We mention this because last week two different discussions happened over how much New Westminster politicians get paid.

One involved the pay for city council.

Council has approved a staff recommendation to hire an external consultant to conduct a comprehensive review of council remuneration in comparison with peer municipalities to determine the appropriate remuneration for 2019, and to update the council remuneration policy. While the city normally reviews council pay every four years using a “multiple linear regression analysis” and applying a wage increase based on the Consumer Price Index, staff recommended the city hire a consultant to review council remuneration because of changes made to the Income Tax Act.

A staff report stated the federal government amended the Income Tax Act in 2017 to eliminate the current one-third tax-free municipal officer’s allowance starting on Jan. 1, 2019. In Richmond, for example, this elimination prompted the city to make pay adjustments for mayor and council. Other civic leaders are considering pay hikes to cover the tax changes.

We imagine the external report will suggest the same thing, and we urge people to not freak out if the wages of mayor and council go up. After all, it hardly seems fair for mayor and council to see a dramatic reduction in pay just because the feds made a tax change.

The second pay discussion happened when New West school trustees discussed accepting a 1.6-per-cent pay raise - which works out to an extra $30 for trustees, $32 for school board vice-chair and $35 a month for the school board chair per month.

According to school district policy, what trustees are paid is adjusted annually based on Vancouver’s consumer price index.

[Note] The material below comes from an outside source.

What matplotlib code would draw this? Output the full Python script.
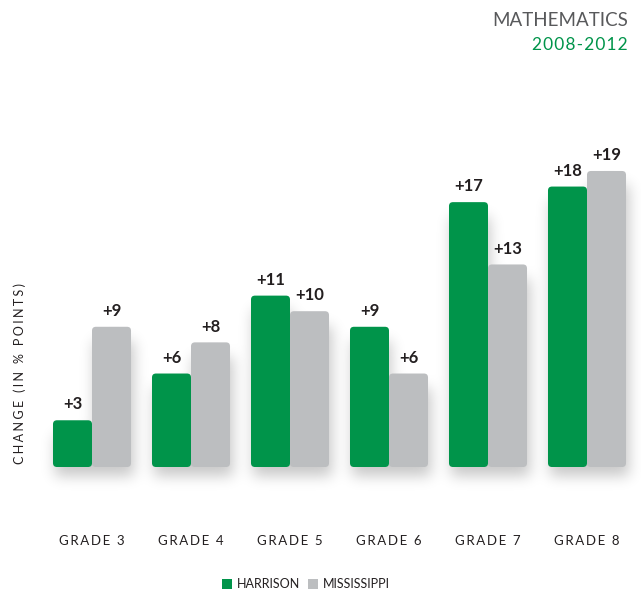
import matplotlib
matplotlib.use("Agg")
import matplotlib.pyplot as plt
from matplotlib.patches import FancyBboxPatch, Rectangle
import numpy as np

plt.rcParams["font.family"] = ["Lato", "DejaVu Sans"]

# ── Data ──────────────────────────────────────────────────────────────────────
grades = ["GRADE 3", "GRADE 4", "GRADE 5", "GRADE 6", "GRADE 7", "GRADE 8"]
harrison = [3, 6, 11, 9, 17, 18]
mississippi = [9, 8, 10, 6, 13, 19]
legend_labels = ["HARRISON", "MISSISSIPPI"]

GREEN = "#00944a"
GRAY = "#bcbec0"
INK = "#231f20"
W = 0.394
ASPECT = 99 / 15.58   # y-units per x-unit for circular corners


def spaced(s, sep="\u2009"):
    return sep.join(s)


def blur(a, sigma):
    r = int(3 * sigma)
    k = np.exp(-0.5 * (np.arange(-r, r + 1) / sigma) ** 2)
    k /= k.sum()
    a = np.apply_along_axis(lambda v: np.convolve(v, k, mode="same"), 0, a)
    a = np.apply_along_axis(lambda v: np.convolve(v, k, mode="same"), 1, a)
    return a


fig = plt.figure(figsize=(6.41, 5.95), dpi=100)
ax = fig.add_axes([0, 0, 1, 1])
xlim = (-92 / 99, (641 - 92) / 99)
ylim = (-128 / 15.58, 467 / 15.58)
ax.set_xlim(*xlim)
ax.set_ylim(*ylim)
ax.axis("off")

x = np.arange(len(grades))
series = [(-W, harrison, GREEN), (0, mississippi, GRAY)]

# soft drop shadow built from the bar rectangles
H, Wpx = 595, 641
mask = np.zeros((H, Wpx))
for i in x:
    for off, vals, _ in series:
        (px0, py0), (px1, py1) = ax.transData.transform(
            [(i + off, 0), (i + off + W, vals[i])])
        dx, dy = 3, 9
        r0, r1 = int(H - py1 + dy + 6), int(H - py0 + dy)
        mask[max(r0, 0):min(r1, H), int(px0 + dx):int(px1 + dx)] = 1
shadow = blur(mask, 7) * 0.22
rgba = np.zeros((H, Wpx, 4))
rgba[..., 3] = shadow
ax.imshow(rgba, extent=(*xlim, *ylim), aspect="auto", origin="upper",
          zorder=1, interpolation="bilinear")

for i in x:
    for off, vals, col in series:
        v = vals[i]
        ax.add_patch(FancyBboxPatch((i + off, 0), W, v,
                                    boxstyle="round,pad=0,rounding_size=0.04",
                                    mutation_aspect=ASPECT,
                                    fc=col, ec="none", zorder=3))
        ax.text(i + off + W / 2, v + 0.5, f"+{v}", ha="center", va="bottom",
                fontsize=12, fontweight="bold", color=INK, zorder=4)
    ax.text(i, -4.75, spaced(grades[i]), ha="center", va="center",
            fontsize=9.5, color=INK)

# y label
fig.text(20 / 641, 1 - 374 / 595, spaced("CHANGE (IN % POINTS)", "\u2009\u200a"),
         rotation=90, ha="center", va="center", fontsize=9, color=INK)

# titles
fig.text(628 / 641, 1 - 20 / 595, "MATHEMATICS", ha="right", va="center",
         fontsize=13.5, color="#58595b")
fig.text(628 / 641, 1 - 45 / 595, spaced("2008-2012", "\u200a"), ha="right",
         va="center", fontsize=12.5, color=GREEN)

# legend: square + label, laid out left to right in pixels
renderer = fig.canvas.get_renderer()
cur = 222
for lab, col in zip(legend_labels, [GREEN, GRAY]):
    fig.patches.append(Rectangle((cur / 641, 1 - 589 / 595), 10 / 641, 10 / 595,
                                 transform=fig.transFigure, fc=col, ec="none"))
    t = fig.text((cur + 15) / 641, 1 - 584 / 595, lab,
                 ha="left", va="center", fontsize=9, color=INK)
    cur = t.get_window_extent(renderer).x1 + 8

fig.savefig("out.png", dpi=100)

Trustee Mary Lalji argued that trustees shouldn’t receive a raise at this time. That’s an admirable sentiment, but considering how little money we’re talking about, it feels more like political grandstanding than good policy.

People always talk about how valuable the roles of mayor, councillor and school trustee are. If that work is so important, why do so many taxpayers argue against compensation commensurate with the work?

Like we said, there are always things politicians spend money on that are worth getting mad about. Their remuneration should be way down the list.